## PROBLEM DESCRIPTION
Everything in the data should be repeated exactly, save for the images.

== DATASET SECTION

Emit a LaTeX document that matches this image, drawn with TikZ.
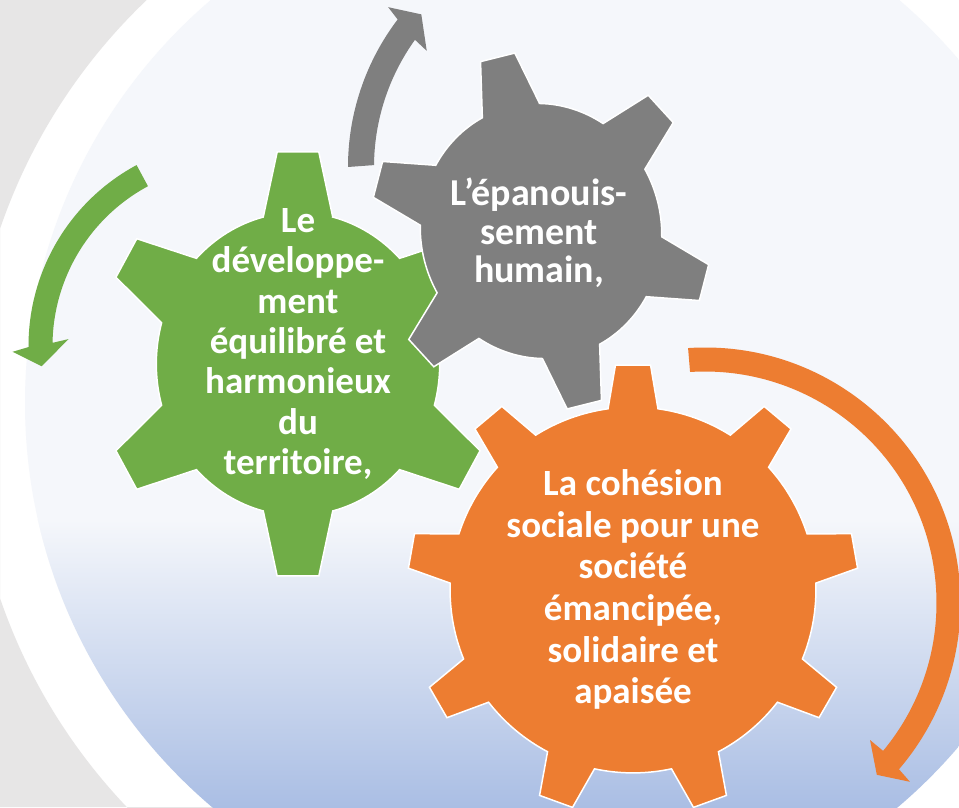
\documentclass[tikz,border=0pt]{standalone}
\usepackage{fontspec}
\setmainfont{Carlito}
\definecolor{gearGreen}{HTML}{70AD47}
\definecolor{gearGrey}{HTML}{7F7F7F}
\definecolor{gearOrange}{HTML}{ED7D31}
\definecolor{slideGrey}{HTML}{E7E6E6}
\definecolor{discTop}{HTML}{F5F7FB}
\definecolor{discBottom}{HTML}{AABEE4}
\tikzstyle{baseGear}=[draw=white, line width=1.5pt]
\tikzstyle{gearLabel}=[text=white, align=center, inner sep=0pt]

% gear outline, tooth axis at 90: teeth, body r, tip r, tip half-angle, base half-angle
\newcommand{\gearpath}[5]{(90-#5:#2)
  \foreach \i in {1,...,#1}{
    -- ({90+(\i-1)*360/#1-#4}:#3) -- ({90+(\i-1)*360/#1+#4}:#3)
    -- ({90+(\i-1)*360/#1+#5}:#2)
    arc[start angle={90+(\i-1)*360/#1+#5}, end angle={90+\i*360/#1-#5}, radius=#2]
  } -- cycle}

\begin{document}
\begin{tikzpicture}[x=1pt, y=1pt]

    \useasboundingbox (0,0) rectangle (959,807);
    \fill[white] (0,0) rectangle (959,807);
    \begin{scope}
        \clip (0,0) rectangle (540,807);
        \fill[slideGrey, even odd rule] (0,0) rectangle (540,807) (540.5,393.5) circle (571);
    \end{scope}
    \begin{scope}
        \clip (555,404) circle (530);
        \fill[discTop] (0,0) rectangle (959,807);
        \shade[top color=discTop, bottom color=discBottom] (0,0) rectangle (959,287);
    \end{scope}

    % gears
    \fill[baseGear, fill=gearGreen, shift={(298,443)}, xscale=0.935, scale=212] \gearpath{6}{0.715}{1.0055}{6}{14.2};
    \fill[baseGear, fill=gearGrey, shift={(541,576)}, rotate=14, xscale=0.94, scale=179] \gearpath{6}{0.715}{1.0055}{6}{14.2};
    \fill[baseGear, fill=gearOrange, shift={(633,217)}, scale=225] \gearpath{9}{0.813}{1.003}{4.46}{7.85};

    % turning arrows
    \fill[gearGreen, shift={(234,461)}] (118.3:205.5) arc[start angle=118.3, end angle=180.3, radius=205.5]
        -- (181.5:221.5) -- (186:193.5) -- (177.6:165.5) -- (179:181.5)
        arc[start angle=179, end angle=118.3, radius=181.5] -- cycle;
    \fill[gearGrey, shift={(592,640)}] (180:244) arc[start angle=180, end angle=142.8, radius=244]
        -- (141.9:259) -- (138.2:229) -- (144.9:202) -- (144.3:218)
        arc[start angle=144.3, end angle=179.5, radius=218] -- cycle;
    \fill[gearOrange, shift={(705,204)}] (93.8:255.5) arc[start angle=93.8, end angle=-40.6, radius=255.5]
        -- (-41.1:272) -- (-45:243) -- (-39.7:214.5) -- (-39.7:231.5)
        arc[start angle=-39.7, end angle=93.7, radius=231.5] -- cycle;

    \node[gearLabel, font=\bfseries\fontsize{37}{40.3}\selectfont] (dev) at (298,463)
        {Le\\développe-\\ment\\équilibré et\\harmonieux\\du\\territoire,};
    \node[gearLabel, font=\bfseries\fontsize{38}{38.5}\selectfont] (epa) at (539,574)
        {L’épanouis-\\sement\\humain,};
    \node[gearLabel, font=\bfseries\fontsize{37}{41.7}\selectfont] (coh) at (633,217.5)
        {La cohésion\\sociale pour une\\société\\émancipée,\\solidaire et\\apaisée};

\end{tikzpicture}
\end{document}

====

## ANSWER IN FULL
Emit a LaTeX document that matches this image, drawn with TikZ.
\documentclass[tikz,border=0pt]{standalone}
\usepackage{fontspec}
\setmainfont{Carlito}
\definecolor{gearGreen}{HTML}{70AD47}
\definecolor{gearGrey}{HTML}{7F7F7F}
\definecolor{gearOrange}{HTML}{ED7D31}
\definecolor{slideGrey}{HTML}{E7E6E6}
\definecolor{discTop}{HTML}{F5F7FB}
\definecolor{discBottom}{HTML}{AABEE4}
\tikzstyle{baseGear}=[draw=white, line width=1.5pt]
\tikzstyle{gearLabel}=[text=white, align=center, inner sep=0pt]

% gear outline, tooth axis at 90: teeth, body r, tip r, tip half-angle, base half-angle
\newcommand{\gearpath}[5]{(90-#5:#2)
  \foreach \i in {1,...,#1}{
    -- ({90+(\i-1)*360/#1-#4}:#3) -- ({90+(\i-1)*360/#1+#4}:#3)
    -- ({90+(\i-1)*360/#1+#5}:#2)
    arc[start angle={90+(\i-1)*360/#1+#5}, end angle={90+\i*360/#1-#5}, radius=#2]
  } -- cycle}

\begin{document}
\begin{tikzpicture}[x=1pt, y=1pt]

    \useasboundingbox (0,0) rectangle (959,807);
    \fill[white] (0,0) rectangle (959,807);
    \begin{scope}
        \clip (0,0) rectangle (540,807);
        \fill[slideGrey, even odd rule] (0,0) rectangle (540,807) (540.5,393.5) circle (571);
    \end{scope}
    \begin{scope}
        \clip (555,404) circle (530);
        \fill[discTop] (0,0) rectangle (959,807);
        \shade[top color=discTop, bottom color=discBottom] (0,0) rectangle (959,287);
    \end{scope}

    % gears
    \fill[baseGear, fill=gearGreen, shift={(298,443)}, xscale=0.935, scale=212] \gearpath{6}{0.715}{1.0055}{6}{14.2};
    \fill[baseGear, fill=gearGrey, shift={(541,576)}, rotate=14, xscale=0.94, scale=179] \gearpath{6}{0.715}{1.0055}{6}{14.2};
    \fill[baseGear, fill=gearOrange, shift={(633,217)}, scale=225] \gearpath{9}{0.813}{1.003}{4.46}{7.85};

    % turning arrows
    \fill[gearGreen, shift={(234,461)}] (118.3:205.5) arc[start angle=118.3, end angle=180.3, radius=205.5]
        -- (181.5:221.5) -- (186:193.5) -- (177.6:165.5) -- (179:181.5)
        arc[start angle=179, end angle=118.3, radius=181.5] -- cycle;
    \fill[gearGrey, shift={(592,640)}] (180:244) arc[start angle=180, end angle=142.8, radius=244]
        -- (141.9:259) -- (138.2:229) -- (144.9:202) -- (144.3:218)
        arc[start angle=144.3, end angle=179.5, radius=218] -- cycle;
    \fill[gearOrange, shift={(705,204)}] (93.8:255.5) arc[start angle=93.8, end angle=-40.6, radius=255.5]
        -- (-41.1:272) -- (-45:243) -- (-39.7:214.5) -- (-39.7:231.5)
        arc[start angle=-39.7, end angle=93.7, radius=231.5] -- cycle;

    \node[gearLabel, font=\bfseries\fontsize{37}{40.3}\selectfont] (dev) at (298,463)
        {Le\\développe-\\ment\\équilibré et\\harmonieux\\du\\territoire,};
    \node[gearLabel, font=\bfseries\fontsize{38}{38.5}\selectfont] (epa) at (539,574)
        {L’épanouis-\\sement\\humain,};
    \node[gearLabel, font=\bfseries\fontsize{37}{41.7}\selectfont] (coh) at (633,217.5)
        {La cohésion\\sociale pour une\\société\\émancipée,\\solidaire et\\apaisée};

\end{tikzpicture}
\end{document}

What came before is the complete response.